Abe Lastfogel


Abraham Isaac "Abe" Lastfogel was one of the first employees and a long-time President of the William Morris Agency, a large diversified talent agency.

Early life

Abe was the seventh son of "a Yiddish-speaking animal skinner who had fled Russia in 1889 to escape the pogroms and found work in the Gansevoort Street meatpacking district by the docks of the Lower West Side. Born in 1898, the boy had grown up in a cold-water flat on East Forty-ninth Street... He was a scrappy kid, compact and solidly built..."

Career

The William Morris Agency hired Abe Lastfogel in 1912 as an office boy.

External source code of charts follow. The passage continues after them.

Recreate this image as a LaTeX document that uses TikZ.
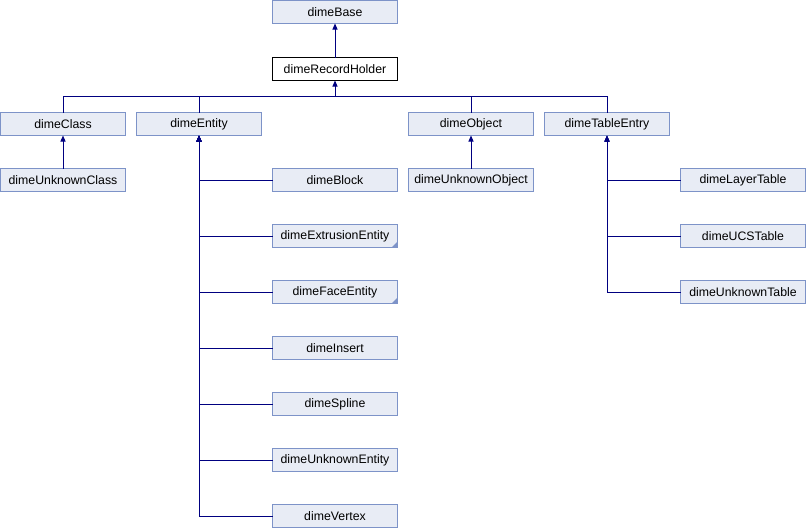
\documentclass[tikz,border=0pt]{standalone}
\usepackage{fontspec}
\setmainfont{Liberation Sans}
\usetikzlibrary{arrows.meta}
\definecolor{boxfill}{HTML}{E8ECF5}
\definecolor{boxdraw}{HTML}{7D93C8}
\definecolor{linkcol}{HTML}{000080}
\tikzset{
  cls/.style={draw=boxdraw, fill=boxfill, line width=1pt, minimum width=125pt, minimum height=23pt,
    inner sep=0pt, outer sep=0pt, font=\fontsize{12.3}{14}\selectfont, text=black},
  cur/.style={cls, draw=black, fill=white},
  link/.style={draw=linkcol, line width=1pt},
  inh/.style={link, -{Triangle[length=6pt,width=5pt]}},
  fold/.style={fill=boxdraw}
}
\begin{document}
\begin{tikzpicture}[x=1pt,y=-1pt]
\useasboundingbox (0,0) rectangle (806,528);
% positions: center = left+63, top+12
\node[cls] (base) at (335,12) {dimeBase};
\node[cur] (rh) at (335,69) {dimeRecordHolder};
\node[cls] (class) at (63,124) {dimeClass};
\node[cls] (entity) at (199,124) {dimeEntity};
\node[cls] (object) at (471,124) {dimeObject};
\node[cls] (tentry) at (607,124) {dimeTableEntry};
\node[cls] (uclass) at (63,180) {dimeUnknownClass};
\node[cls] (block) at (335,180) {dimeBlock};
\node[cls] (extr) at (335,236) {dimeExtrusionEntity};
\node[cls] (face) at (335,292) {dimeFaceEntity};
\node[cls] (insert) at (335,348) {dimeInsert};
\node[cls] (spline) at (335,404) {dimeSpline};
\node[cls] (uent) at (335,460) {dimeUnknownEntity};
\node[cls] (vertex) at (335,516) {dimeVertex};
\node[cls] (uobj) at (471,180) {dimeUnknownObject};
\node[cls] (layer) at (743,180) {dimeLayerTable};
\node[cls] (ucs) at (743,236) {dimeUCSTable};
\node[cls] (utable) at (743,292) {dimeUnknownTable};
% folded corners
\fill[fold] (extr.south east) -- ++(-6,0) -- ++(6,-6) -- cycle;
\fill[fold] (face.south east) -- ++(-6,0) -- ++(6,-6) -- cycle;
% bus
\coordinate (bus) at (335,96);
\draw[inh] (rh.north) -- (base.south);
\foreach \c in {class,entity,object,tentry}
  \draw[link] (\c.north) |- (bus);
\draw[inh] (bus) -- (rh.south);
\draw[inh] (uclass.north) -- (class.south);
\draw[inh] (uobj.north) -- (object.south);
\foreach \c in {block,extr,face,insert,spline,uent,vertex}
  \draw[inh] (\c.west) -| (entity.south);
\foreach \c in {layer,ucs,utable}
  \draw[inh] (\c.west) -| (tentry.south);
\end{tikzpicture}
\end{document}
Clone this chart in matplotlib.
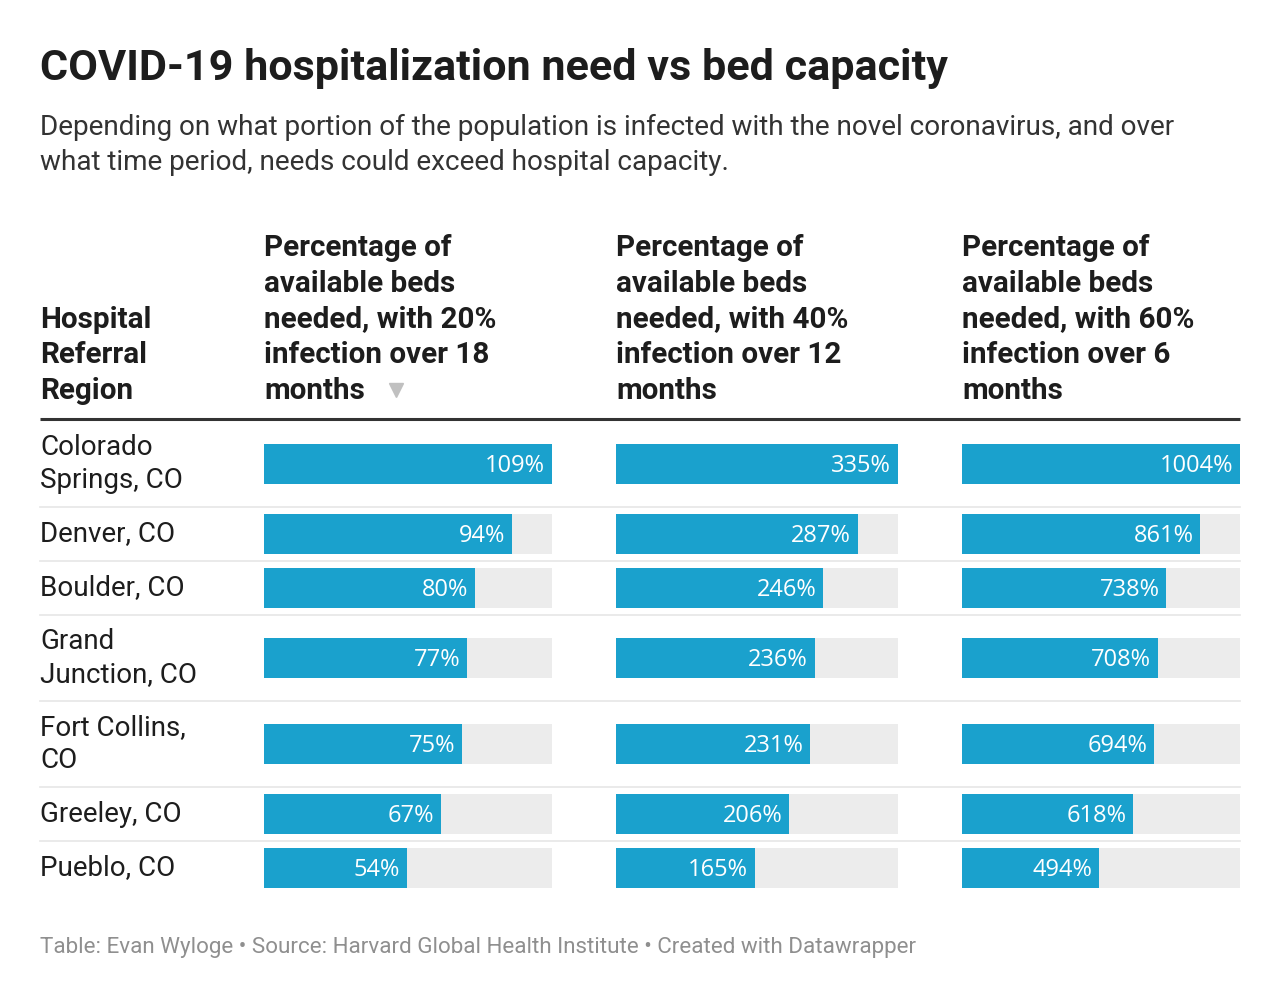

Finding success in the rapidly growing firm, Lastfogel ultimately moved to Hollywood in 1932 to manage WMA's Los Angeles office. He was Chairman of William Morris while William Morris Jr., served as President.

USO shows

During World War II, Lastfogel served as President of the USO camp Shows, which produced wartime entertainment events featuring more than 7,000 performers—including Humphrey Bogart, James Cagney, Gary Cooper, Bing Crosby, Dinah Shore and James Stewart—seen by audiences of soldiers, sailors, airmen and marines around the world estimated to total two hundred million.

Personal life

In 1927, Lastfogel married Frances Arms, a former vaudeville performer. They had no children.
Abe Lastfogel died of a heart attack in 1984 at Cedars-Sinai Medical Center in Los Angeles and was interred in the Hillside Memorial Park Cemetery.